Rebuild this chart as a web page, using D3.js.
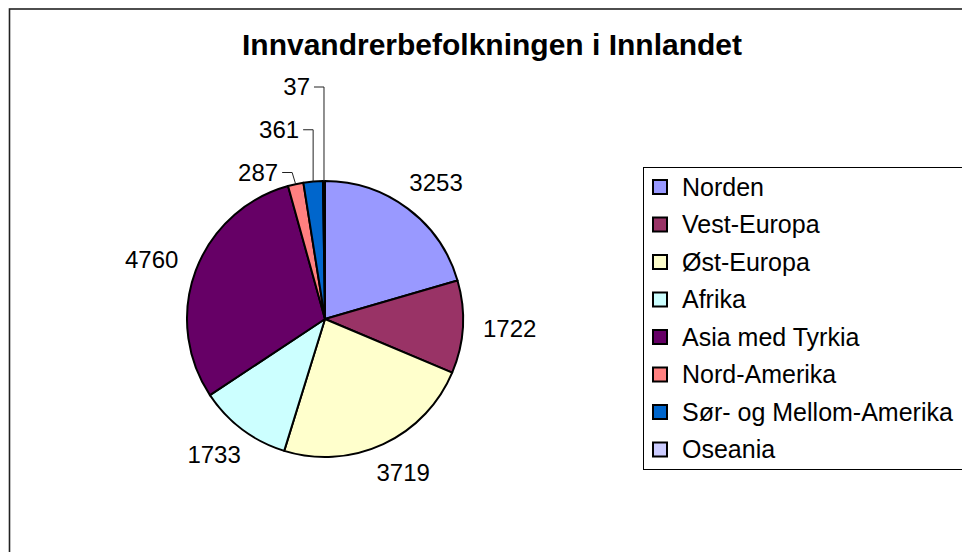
<html>
<head>
<meta charset="utf-8">
<script src="https://d3js.org/d3.v7.min.js"></script>
<style>
  body { margin: 0; background: #fff; }
  text { font-family: "Liberation Sans", Arial, sans-serif; fill: #000; }
</style>
</head>
<body>
<script>
const title = "Innvandrerbefolkningen i Innlandet"
const categories = ["Norden", "Vest-Europa", "Øst-Europa", "Afrika", "Asia med Tyrkia", "Nord-Amerika", "Sør- og Mellom-Amerika", "Oseania"]
const values = [3253, 1722, 3719, 1733, 4760, 287, 361, 37]
const colors = ["#9999ff", "#993366", "#ffffcc", "#ccffff", "#660066", "#ff8080", "#0066cc", "#ccccff"]

const width = 962, height = 552
const cx = 325, cy = 319, r = 138

const svg = d3.select("body").append("svg")
    .attr("width", width)
    .attr("height", height)

// chart frame (right and bottom edges fall outside the picture)
svg.append("rect")
    .attr("x", 9.5).attr("y", 9)
    .attr("width", 1000).attr("height", 600)
    .attr("fill", "#fff")
    .attr("stroke", "#222")
    .attr("stroke-width", 1.6)

svg.append("text")
    .attr("x", 492).attr("y", 55)
    .attr("text-anchor", "middle")
    .style("font-size", "30px")
    .style("font-weight", "bold")
    .text(title)

const arcs = d3.pie().sort(null).value(d => d)(values)
const arc = d3.arc().innerRadius(0).outerRadius(r)

const g = svg.append("g").attr("transform", `translate(${cx},${cy})`)

g.selectAll("path")
    .data(arcs)
    .enter()
    .append("path")
    .attr("d", arc)
    .attr("fill", (d, i) => colors[i])
    .attr("stroke", "#000")
    .attr("stroke-width", 2)
    .attr("stroke-linejoin", "round")

const fontSize = 24
const mid = d => (d.startAngle + d.endAngle) / 2

// big slices: label box pushed outside the pie along the mid angle
const big = arcs.filter((d, i) => i < 5)
g.selectAll("text.big")
    .data(big)
    .enter()
    .append("text")
    .attr("class", "big")
    .attr("text-anchor", "middle")
    .attr("dy", "0.35em")
    .style("font-size", fontSize + "px")
    .attr("x", d => {
        const a = mid(d)
        return Math.sin(a) * (r + 20) + Math.sin(a) * 27
    })
    .attr("y", d => {
        const a = mid(d)
        return -Math.cos(a) * (r + 20) - Math.cos(a) * 12
    })
    .text(d => d.data)

// small slices: labels stacked above the pie with leader lines
const small = arcs.filter((d, i) => i >= 5)
small.forEach((d, k) => {
    const a = mid(d)
    const ex = Math.sin(a) * r, ey = -Math.cos(a) * r
    const ly = -r - 8.5 - k * 42.75
    const bx = (ey - ly) < 20 ? ex - (ey - ly) * 0.3 : ex
    g.append("path")
        .attr("d", `M${ex},${ey}L${bx},${ly}L${bx - 10},${ly}`)
        .attr("fill", "none")
        .attr("stroke", "#222")
        .attr("stroke-width", 1)
    g.append("text")
        .attr("x", bx - 14)
        .attr("y", ly)
        .attr("dy", "0.35em")
        .attr("text-anchor", "end")
        .style("font-size", fontSize + "px")
        .text(d.data)
})

// legend
const legend = svg.append("g")
legend.append("rect")
    .attr("x", 643.5).attr("y", 167.5)
    .attr("width", 400).attr("height", 302)
    .attr("fill", "#fff")
    .attr("stroke", "#000")
    .attr("stroke-width", 1)

const rowY = d3.scalePoint().domain(categories).range([187, 449.5])

const rows = legend.selectAll("g.row")
    .data(categories)
    .enter()
    .append("g")
    .attr("class", "row")
    .attr("transform", d => `translate(0,${rowY(d)})`)

rows.append("rect")
    .attr("x", 653).attr("y", -7)
    .attr("width", 14).attr("height", 14)
    .attr("fill", (d, i) => colors[i])
    .attr("stroke", "#000")
    .attr("stroke-width", 2)

rows.append("text")
    .attr("x", 682)
    .attr("dy", "0.35em")
    .style("font-size", "25px")
    .text(d => d)
</script>
</body>
</html>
——————————
● **What is needed**
Extract all lines that hold the word "chart".

● **Final result**
Rebuild this chart as a web page, using D3.js.
// chart frame (right and bottom edges fall outside the picture)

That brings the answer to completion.